The tentative answer is yes, THC-C1 is federally legal, provided it’s sourced from hemp plants carrying no more than the federal 0.3% limit. However, since THC-C1 is a homolog and derivative of the federally controlled substance THC, it could fall under the Federal Analogue Act (FAA).
The FAA is a section in the US Controlled Substances Act (CSA). The FAA allows any chemical substantially similar to a controlled substance to be listed under Schedule I of the CSA.
If THC-C1 is derived from marijuana, it’s federally illegal. The use, possession, sale, purchase, and product of all marijuana compounds are prohibited under federal law.

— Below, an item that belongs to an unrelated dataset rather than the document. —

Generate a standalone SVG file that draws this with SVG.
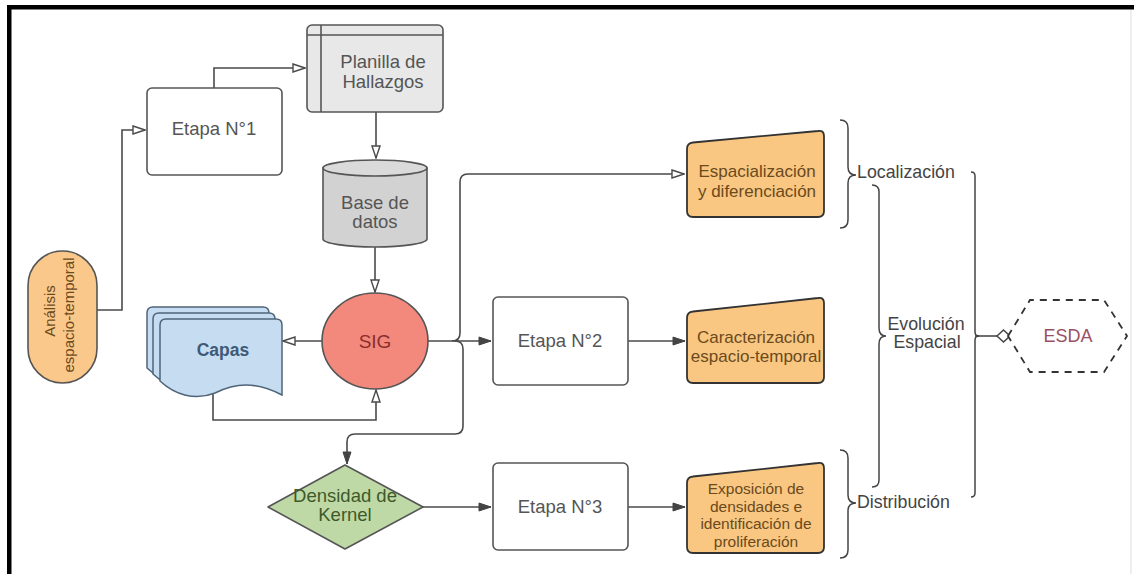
<svg xmlns="http://www.w3.org/2000/svg" width="1134" height="574" viewBox="0 0 1134 574">
<defs>
<style>
text{font-family:"Liberation Sans",Arial,sans-serif;}
.ln{fill:none;stroke:#4a4a4a;stroke-width:1.6;}
.box{fill:#fff;stroke:#555;stroke-width:1.6;}
.org{fill:#F9C782;stroke:#333;stroke-width:1.8;}
.t{font-size:18.5px;fill:#555;text-anchor:middle;}
.ot{font-size:17px;fill:#6b4a1c;text-anchor:middle;}
.ot2{font-size:15.5px;fill:#6b4a1c;text-anchor:middle;}
.br{fill:none;stroke:#444;stroke-width:1.5;}
.lb{font-size:17.8px;fill:#444;}
</style>
<marker id="hol" viewBox="0 0 14 10" refX="13" refY="5" markerWidth="14" markerHeight="10" orient="auto" markerUnits="userSpaceOnUse"><path d="M1,1 L13,5 L1,9 Z" fill="#fff" stroke="#4a4a4a" stroke-width="1.4"/></marker>
<marker id="sol" viewBox="0 0 14 10" refX="13" refY="5" markerWidth="14" markerHeight="10" orient="auto" markerUnits="userSpaceOnUse"><path d="M1,1 L13,5 L1,9 Z" fill="#444" stroke="#444" stroke-width="1"/></marker>
</defs>
<rect width="1134" height="574" fill="#fff"/>
<rect x="7" y="5" width="1127" height="4.5" fill="#000"/>
<rect x="7" y="5" width="4.5" height="569" fill="#000"/>
<line x1="1131" y1="10" x2="1131" y2="574" stroke="#ddd" stroke-width="1"/>

<g id="connectors">
<path class="ln" d="M97,310 H122 V130 H145" marker-end="url(#hol)"/>
<path class="ln" d="M214,88 V68 H305" marker-end="url(#hol)"/>
<path class="ln" d="M376,112 V158" marker-end="url(#hol)"/>
<path class="ln" d="M375,247 V292" marker-end="url(#hol)"/>
<path class="ln" d="M322,341 H283" marker-end="url(#hol)"/>
<path class="ln" d="M213,390 V420 H376 V390" marker-end="url(#hol)"/>
<path class="ln" d="M428,341 H491" marker-end="url(#sol)"/>
<path class="ln" d="M452,341 Q460,341 460,333 V182 Q460,174 468,174 H684" marker-end="url(#hol)"/>
<path class="ln" d="M455,341 Q463,341 463,349 V426 Q463,434 455,434 H355 Q347,434 347,442 V464" marker-end="url(#sol)"/>
<path class="ln" d="M628,341 H685" marker-end="url(#sol)"/>
<path class="ln" d="M423,507 H491" marker-end="url(#sol)"/>
<path class="ln" d="M628,507 H685" marker-end="url(#sol)"/>
<path class="ln" d="M975,336 H997"/>
<path d="M997,336 L1003.5,330 L1010,336 L1003.5,342 Z" fill="#fff" stroke="#444" stroke-width="1.5"/>
</g>

<g id="analisis">
<rect x="28" y="251" width="69" height="132" rx="34.5" fill="#FAC88A" stroke="#555" stroke-width="1.6"/>
<text transform="translate(55,311) rotate(-90)" font-size="15" fill="#6b4a1c" text-anchor="middle">Análisis</text>
<text transform="translate(74,315) rotate(-90)" font-size="15" fill="#6b4a1c" text-anchor="middle">espacio-temporal</text>
</g>

<g id="etapa1">
<rect class="box" x="147" y="88" width="135" height="87" rx="5"/>
<text class="t" x="214" y="135">Etapa N°1</text>
</g>

<g id="planilla">
<rect x="307" y="25" width="136" height="87" rx="5" fill="#E8E8E8" stroke="#555" stroke-width="1.6"/>
<line x1="321" y1="25" x2="321" y2="112" stroke="#555" stroke-width="1.6"/>
<line x1="307" y1="35" x2="443" y2="35" stroke="#555" stroke-width="1.4"/>
<text class="t" x="383" y="68">Planilla de</text>
<text class="t" x="383" y="88">Hallazgos</text>
</g>

<g id="basedatos">
<path d="M323,168 V239 A52,8 0 0 0 427,239 V168 Z" fill="#D2D2D2" stroke="#555" stroke-width="1.6"/>
<ellipse cx="375" cy="168" rx="52" ry="8" fill="#DADADA" stroke="#555" stroke-width="1.6"/>
<text class="t" x="375" y="209">Base de</text>
<text class="t" x="375" y="228">datos</text>
</g>

<g id="sig">
<ellipse cx="375" cy="341" rx="53" ry="48" fill="#F3897C" stroke="#555" stroke-width="1.6"/>
<text x="375" y="348" font-size="19" fill="#8a2e2e" text-anchor="middle">SIG</text>
</g>

<g id="capas" fill="#C6DDF1" stroke="#4f6478" stroke-width="1.5">
<path d="M147,313 Q147,307 153,307 H263 Q269,307 269,313 V382 C242,368 222,370 202,380 C182,388 162,382 147,368 Z"/>
<path d="M153,319 Q153,313 159,313 H269 Q275,313 275,319 V388 C248,374 228,376 208,386 C188,394 168,388 153,374 Z"/>
<path d="M160,325 Q160,319 166,319 H276 Q282,319 282,325 V395 C255,381 235,383 215,393 C195,401 175,395 160,381 Z"/>
<text x="223" y="356" font-size="17.5" font-weight="bold" fill="#3d5a78" stroke="none" text-anchor="middle">Capas</text>
</g>

<g id="etapa2">
<rect class="box" x="493" y="297" width="135" height="88" rx="5"/>
<text class="t" x="560" y="347">Etapa N°2</text>
</g>

<g id="kernel">
<path d="M268,507 L345,465 L423,507 L345,549 Z" fill="#BFD9A6" stroke="#555" stroke-width="1.6" stroke-linejoin="round"/>
<text x="345" y="502" font-size="18.5" fill="#3e5a2a" text-anchor="middle">Densidad de</text>
<text x="345" y="521" font-size="18.5" fill="#3e5a2a" text-anchor="middle">Kernel</text>
</g>

<g id="etapa3">
<rect class="box" x="493" y="463" width="135" height="87" rx="5"/>
<text class="t" x="560" y="513">Etapa N°3</text>
</g>

<g id="espacializacion">
<path class="org" d="M687,149 Q687,143 693,142.5 L818,131 Q824,130 824,136 V211 Q824,217 818,217 H693 Q687,217 687,211 Z"/>
<text class="ot" x="757" y="177">Espacialización</text>
<text class="ot" x="757" y="197">y diferenciación</text>
</g>

<g id="caracterizacion">
<path class="org" d="M687,318 Q687,312 693,311.5 L818,298 Q824,297 824,303 V377 Q824,383 818,383 H693 Q687,383 687,377 Z"/>
<text class="ot" x="756" y="343">Caracterización</text>
<text class="ot" x="756" y="362">espacio-temporal</text>
</g>

<g id="exposicion">
<path class="org" d="M687,483 Q687,477 693,476.5 L818,463 Q824,462 824,468 V547 Q824,553 818,553 H693 Q687,553 687,547 Z"/>
<text class="ot2" x="756" y="494">Exposición de</text>
<text class="ot2" x="756" y="511.5">densidades e</text>
<text class="ot2" x="756" y="529">identificación de</text>
<text class="ot2" x="756" y="546.5">proliferación</text>
</g>

<g id="localizacion">
<path class="br" d="M840,120 Q848,120 848,128 V167 Q848,175 856,175 Q848,175 848,183 V220 Q848,228 840,228"/>
<text class="lb" x="857" y="178">Localización</text>
</g>

<g id="evolucion">
<path class="br" d="M872,185 Q879,185 879,192 V328 Q879,336 886,336 Q879,336 879,344 V480 Q879,487 872,487"/>
<text class="lb" x="926" y="330" text-anchor="middle">Evolución</text>
<text class="lb" x="927" y="348" text-anchor="middle">Espacial</text>
</g>

<g id="distribucion">
<path class="br" d="M840,450 Q848,450 848,458 V495 Q848,503 856,503 Q848,503 848,511 V550 Q848,558 840,558"/>
<text class="lb" x="857" y="508">Distribución</text>
</g>

<g id="brace-esda">
<path class="br" d="M971,172 Q975,172 975,176 V332 Q975,336 979,336 Q975,336 975,340 V493 Q975,497 971,497"/>
</g>

<g id="esda">
<path d="M1008,336 L1030,300 L1104,300 L1127,336 L1104,372 L1030,372 Z" fill="#fff" stroke="#333" stroke-width="1.8" stroke-dasharray="7,6"/>
<text x="1068" y="342" font-size="18" fill="#9a5064" text-anchor="middle">ESDA</text>
</g>
</svg>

How does THC-C1 compare to other cannabinoids?
THC-C1 vs THC
THC-C1 is a derivative and homolog of THC but with different effects in your body.
THC binds to and actives CB1 receptors, which are part of your endocannabinoid system. THC’s CB1 binding activity induces a significant euphoric high.
However, THC-C1 isn’t known to activate CB1 receptors the same way as THC. In fact, it doesn’t bind to CB1 or CB2 receptors, meaning it won’t cause noticeable mental impairment or physical sensations.
Both THC and THC-C1 are pain relievers but through the activation of different receptor sites. THC activates cannabinoid receptors found on nerve cells, reducing pain sensation. THC-C1 doesn’t affect cannabinoid receptors but does help manage pain perception through TRPA1.
THC-C1 vs CBD
THC-C1 and CBD are two very different cannabinoids. CBD is a major cannabinoid and abundant in cannabis plants, whereas THC-C1 is a minor cannabinoid found in trace quantities in cannabis. However, they do have similar ways of interacting with your body.
Neither THC-C1 nor CBD activates CB1 receptors in your brain or central nervous system, meaning they don’t cause an intoxicating high. They do interact with TRPA1 receptors as agonists, potentially resulting in pain reduction.
THC-C1 is not an up-and-coming cannabinoid and we expect it won’t enter the cannabis mainstream anytime soon. The spotlight is currently shining on other THC derivatives, such as delta-8, HHC, THCP, and THC-O. However, we’re pleased to see some recent research on its antinociceptive and potential pain-relieving effects, and we’re sure researchers will take more notice later on in the future.